Train rhythm with music (and a metronome if needed)

Ballroom improvement often comes down to timing. Choose tracks you can clearly count along with—then practice on one consistent tempo for several rounds. If you struggle to find the beat, use a metronome or a counting track and align your steps to the counts rather than to how the music “feels.”

A useful approach is: play music, practice 1–2 basic patterns only, stop, then repeat with slight adjustments. This creates quick feedback loops and prevents you from locking in timing errors.

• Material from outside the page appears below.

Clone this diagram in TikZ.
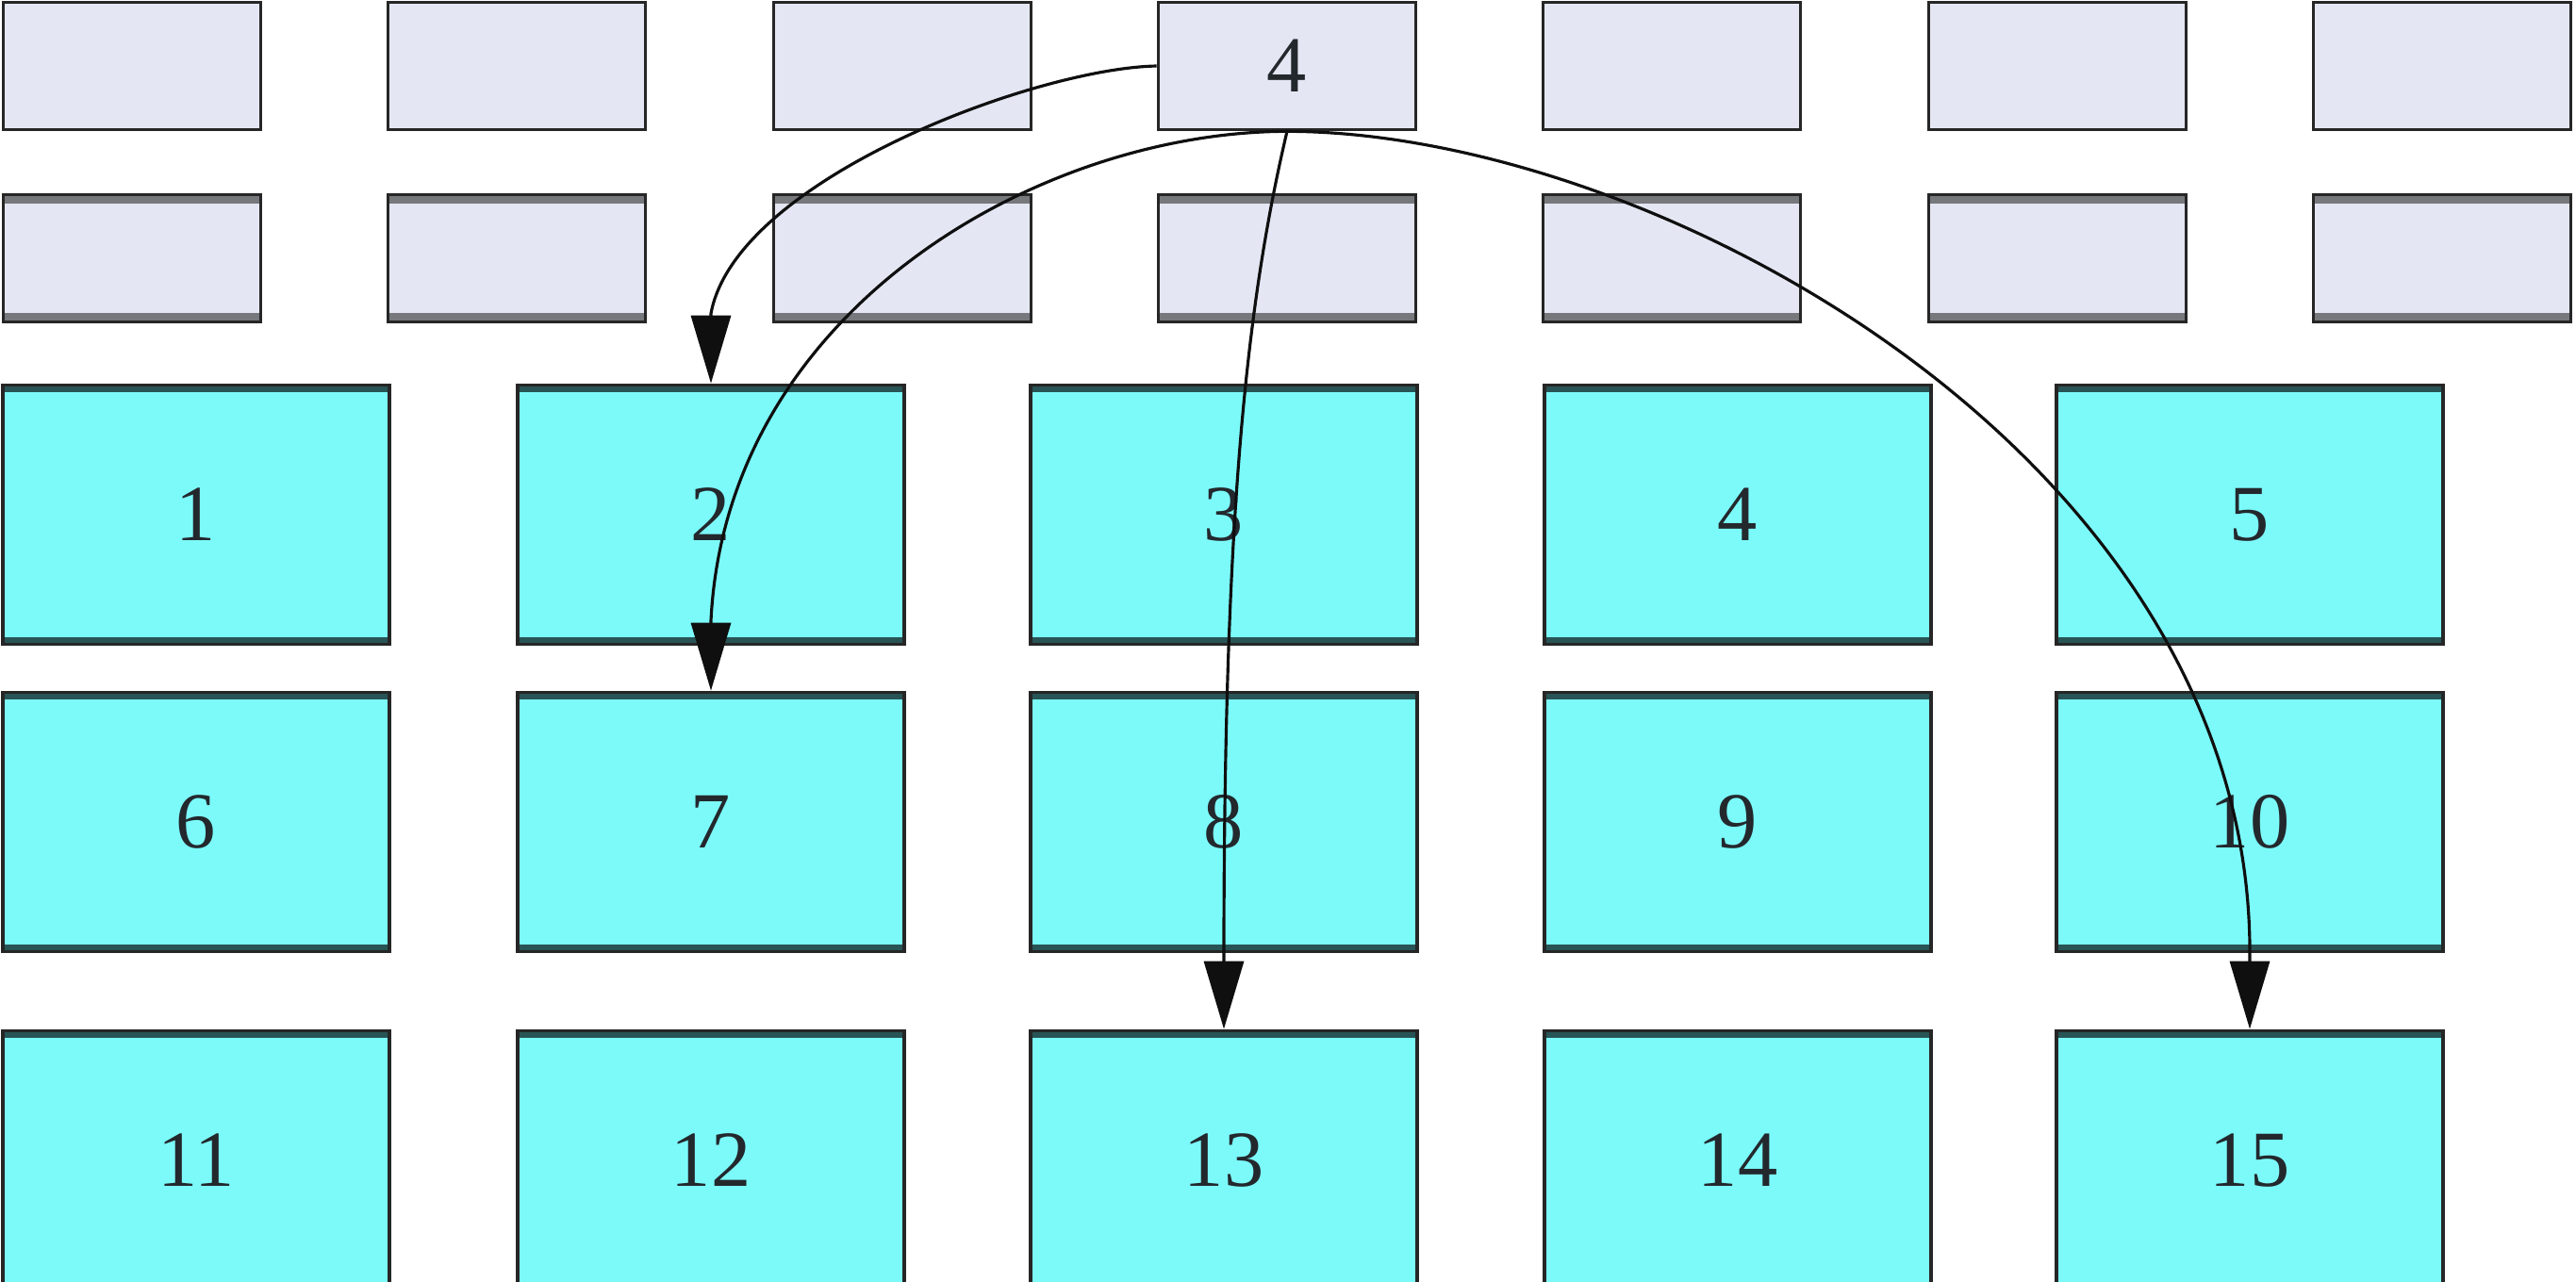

Build “frame” fundamentals even without a partner

Many dancers focus on feet and forget that the upper body is what sells the movement. Even in solo practice, you can rehearse frame: maintain elbow placement, keep the connection steady (imagining a partner’s hand position if needed), and practice turning your torso from a stable core. If your arms tense up, reduce effort and prioritize smoothness.

If you do have a partner, practice short, controlled walking or “step and stop” sequences together—focus on maintaining consistent connection and direction changes rather than full routines.

Simulate real practice with short rounds

To mimic lesson conditions, structure your session like this: do a warm-up, then a “technique round” (one exercise repeated), then a “timing round” (the same movement with music at the target tempo), followed by a “review round” where you run your current lesson material at a slower pace.

End with a brief self-check: Did your posture stay stable? Were steps placed cleanly? Did timing match the beat? Write one sentence about what improved and one about what to change next time—this makes the next practice session more effective.

Finally, keep expectations realistic. Home practice should reinforce what you already learned, not overwhelm you with new choreography. By practicing fundamentals—alignment, footwork accuracy, and rhythm—for short, consistent sessions between lessons, you’ll return to class more prepared and progress faster.